Dans ce secteur comme dans d’autres, Rencontre sera victime de son ambition et d’une politique de diversification mal maîtrisée: en 1970, l’action Rencontre chute de manière spectaculaire, de Muralt se trouvant devant un trou de trésorerie important. Bien que pertinente quant à l’anticipation de l’essoufflement de la formule club, la politique de l’entreprise bute tout d’abord sur une forme d’emballement lié au besoin de développer toujours davantage l’appareil de production et de distribution. La concurrence dans le secteur de la vente par correspondance constitue sans nul doute un autre facteur d’explication: ce n’est pas un hasard si c’est le groupe canadien Musexport, actionnaire minoritaire de Rencontre depuis 1963 et leader international sur la vente de biens de grande consommation en VPC, qui rachète la maison lausannoise. Avec comme conséquence immédiate la fermeture de l’imprimerie et le licenciement de la plupart des cadres.

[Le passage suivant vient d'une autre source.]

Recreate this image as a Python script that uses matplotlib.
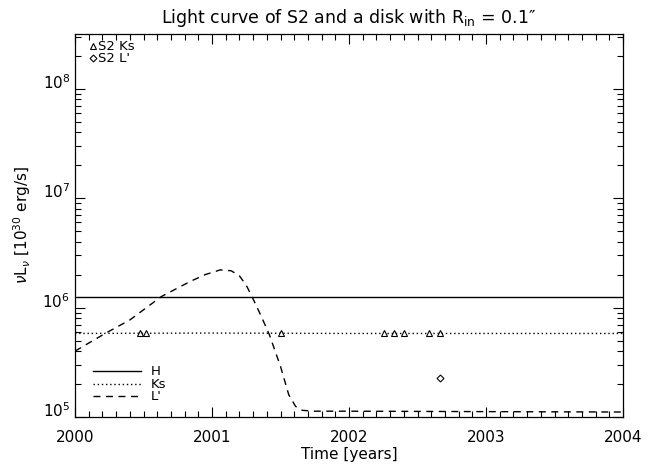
import numpy as np
import matplotlib
matplotlib.use("Agg")
import matplotlib.pyplot as plt
from matplotlib.ticker import MultipleLocator, LogLocator, NullFormatter, FixedLocator

# ---- data ----
H_level = 1.26e6
ks_years = [2000.0, 2001.0, 2002.0, 2003.0, 2004.0]
ks_level = [5.8e5, 5.85e5, 5.8e5, 5.8e5, 5.8e5]

lp_years = [2000.00, 2000.22, 2000.40, 2000.63, 2000.84, 2000.95, 2001.06, 2001.14,
            2001.20, 2001.25, 2001.30, 2001.36, 2001.42, 2001.50, 2001.56, 2001.61,
            2001.66, 2001.75, 2002.0, 2003.0, 2004.0]
lp_vals = [4.0e5, 5.8e5, 7.7e5, 1.26e6, 1.73e6, 2.0e6, 2.21e6, 2.17e6,
           1.95e6, 1.6e6, 1.2e6, 8.3e5, 5.6e5, 2.9e5, 1.6e5, 1.25e5,
           1.15e5, 1.13e5, 1.13e5, 1.12e5, 1.11e5]

s2_ks_years = [2000.476, 2000.515, 2001.500, 2002.252, 2002.331, 2002.404, 2002.582, 2002.661]
s2_ks_vals = [5.8e5] * 8
s2_lp_years = [2002.666]
s2_lp_vals = [2.27e5]

y_major = [1e5, 1e6, 1e7, 1e8]

fig = plt.figure(figsize=(6.64, 4.65), dpi=100)
ax = fig.add_axes([75/664, 1-417/465, (623-75)/664, (417-34)/465])

ax.axhline(H_level, color='black', lw=1.0, ls='-')
ax.plot(ks_years, ks_level, color='black', lw=1.0, ls=(0, (1, 2)))
ax.plot(lp_years, lp_vals, color='black', lw=1.0, ls=(0, (5, 4)))

ax.plot(s2_ks_years, s2_ks_vals, ls='none', marker='^', ms=5, mfc='white', mec='black', mew=0.8)
ax.plot(s2_lp_years, s2_lp_vals, ls='none', marker='D', ms=3.5, mfc='white', mec='black', mew=0.8)

ax.set_yscale('log')
ax.set_xlim(2000, 2004)
ax.set_ylim(1e5, 10**8.5)

ax.xaxis.set_major_locator(MultipleLocator(1))
ax.xaxis.set_minor_locator(MultipleLocator(0.1))
ax.xaxis.set_major_formatter(matplotlib.ticker.FuncFormatter(lambda v, p: f"{int(round(v))}"))
ax.yaxis.set_major_locator(FixedLocator(y_major))
ax.yaxis.set_minor_locator(LogLocator(base=10, subs=np.arange(2, 10), numticks=20))
ax.yaxis.set_minor_formatter(NullFormatter())

ax.tick_params(which='both', direction='in', top=True, right=True, labelsize=11)
ax.tick_params(which='major', length=7, width=0.8)
ax.tick_params(which='minor', length=4, width=0.8)
ax.tick_params(axis='x', which='major', pad=9)
for s in ax.spines.values():
    s.set_linewidth(0.9)

for lab in ax.get_yticklabels():
    lab.set_verticalalignment('baseline')

ax.set_title("Light curve of S2 and a disk with R$_{\\rm in}$ = 0.1\u2033", fontsize=12.5, pad=8)
ax.set_xlabel("Time [years]", fontsize=11, labelpad=2)
ax.set_ylabel(r"$\nu$L$_\nu$ [10$^{30}$ erg/s]", fontsize=11)
ax.yaxis.set_label_coords(-0.077, 0.5)

# upper-left symbol legend
ax.plot([2000.13], [10**8.39], marker='^', ms=5, mfc='white', mec='black', mew=0.8)
ax.text(2000.17, 10**8.39, "S2 Ks", fontsize=9.5, va='center', ha='left')
ax.plot([2000.13], [10**8.28], marker='D', ms=3.5, mfc='white', mec='black', mew=0.8)
ax.text(2000.17, 10**8.28, "S2 L'", fontsize=9.5, va='center', ha='left')

# lower-left line legend
xl = [2000.13, 2000.48]
for yv, ls, lab in [(10**5.42, '-', 'H'), (10**5.30, (0, (1, 2)), 'Ks'), (10**5.19, (0, (5, 4)), "L'")]:
    ax.plot(xl, [yv, yv], color='black', lw=1.0, ls=ls)
    ax.text(2000.55, yv, lab, fontsize=9.5, va='center', ha='left')

fig.savefig("out.png", dpi=100)
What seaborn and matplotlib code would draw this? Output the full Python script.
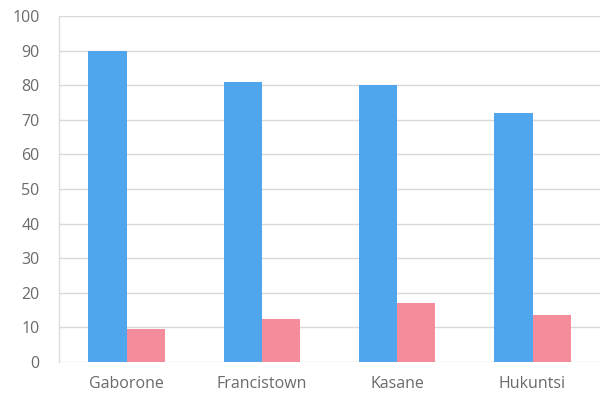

La chute de la maison Rencontre s’inscrit aussi dans la fin de l’âge d’or des arts graphiques à Lausanne qui peut être illustré notamment par la disparition de la Guilde du livre puis de Skira quelques années plus tard. Pour Rencontre et pour ses anciens collaborateurs, après le temps de l’amertume et de la désillusion viendra celui de la redécouverte par les historiens d’un projet éditorial, certes porté par une logique industrielle, mais d’une rare qualité sur le plan formel et littérairaire.